不眠への対処として最も重要なのは、何が原因となっているのかを考えることです。「眠れない?ハイ、睡眠薬!」ではありません。生活習慣や環境に原因がある場合は、まずは睡眠衛生の改善を行いましょう。
さて、この事例は寝つきが悪い状況が続いており、日中の強い眠気により支障が生じており、対処が必要な状態と言えるでしょう。足のむずむず感という特徴的な症状があり、ほかに目立った不調はないことから、不眠の原因としてはメンタルヘルス不調より下肢静止不能症候群(別名:むずむず脚症候群)という病気を疑います。むずむず脚症候群とは、就寝時や夜中に目が覚めた時などに足がむずむずして動かさずにはいられない病気で、しばしば不眠を来します。原因がはっきりわからない場合もありますが、貧血や糖尿病、腎不全(特に透析中)、パーキンソン病、関節リウマチなどの病気で起こることもあります。高齢者に多い傾向にありますが、若い女性や妊婦も貧血を背景に来すことがあります。むずむず脚症候群と診断し治療することで、不眠も改善することが期待されます。

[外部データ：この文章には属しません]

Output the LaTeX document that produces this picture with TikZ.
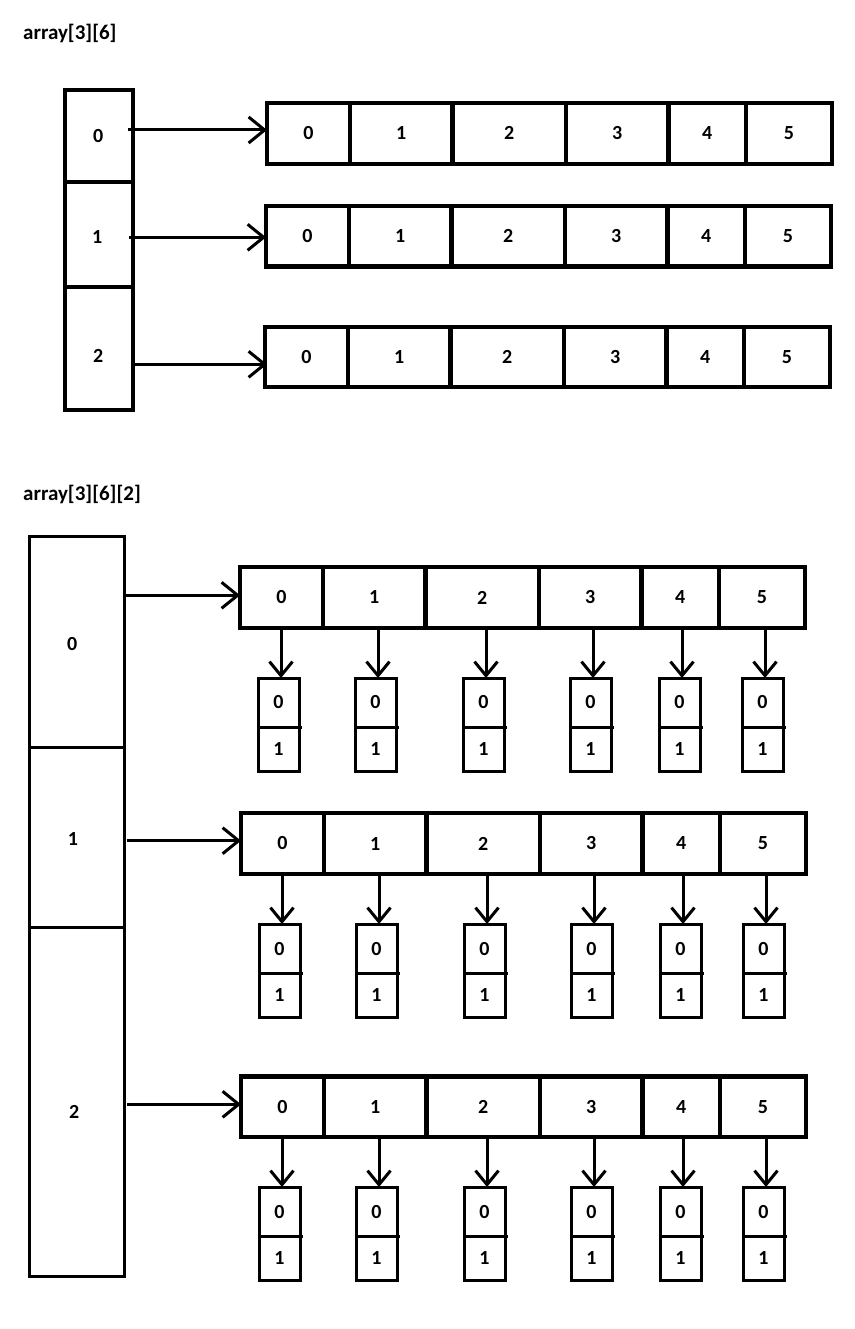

余談ですが、氷をバリバリ食べる人を見たら貧血を考えなさいと内科の教科書に書かれています。氷を異常なほどに食べたがる氷食症は、貧血患者さんに比較的高い確率でみられるのです。
本事例のように、不眠の原因はメンタルヘルス不調だけでなく、体調や習慣、環境など多岐にわたります。これらの要因が併存しているケースもありますので、お困りの場合はかかりつけ医や専門の医療機関を受診しましょう。
労務的な観点から
不眠を相談された場合、まずは話を聞いてみましょう。じっくり話を聞くことは、それ自体が相談者の安心感につながります。そして睡眠衛生の改善や受診の勧奨を行うとよいでしょう。今回の事例では、睡眠専門医や精神科の受診がお勧めです。
それと同時に労務管理として大切なことは、不眠に関する仕事の影響を確認し、大きければ軽減することです。不眠や生活リズムの乱れは、仕事によるストレスはもちろん、長時間残業や交替勤務など勤務形態によっても大きく影響を受けます。交替勤務者については、睡眠衛生の改善とともに夜勤時の工夫を行うことで影響を小さくすることが期待できます。表1を参考に職場でできることを行ってみましょう。
表1 交替勤務者の夜勤時の工夫
- 夜勤中に眠気が強くなる場合、高照度の光を浴びて眠気を軽減
- 夜勤時、特に明け方の体温が最も低くなる時間帯に短時間の仮眠をとり、リズムの乱れを抑える
- 夜勤明けの朝や帰宅の際にはサングラスなどで光を遮る(光が目に入ると体内時計がリセットされる)
- 睡眠薬の効果は個人差が大きい、状況に応じて主治医と相談
睡眠衛生の改善について知ることは、すべての従業員にとって有益ですので、広く周知するといいでしょう。また、眠気が大きなリスクとなる作業に従事する場合は、安全配慮義務の観点から、コントロールできるまでそれら作業への配置は避けることが望ましいでしょう。睡眠薬の添付文書に「薬の影響により、眠気、注意力・集中力・反射運動能力等の低下が起こることがあるので、自動車運転など危険を伴う機械の操作に従事させないように注意する」といった記載があることも注意点です。薬を飲んでいるから一律にダメというわけではありませんが、添付文書の様な症状が日中みられなくても、場合によっては主治医に意見を求めた方がいいかもしれません。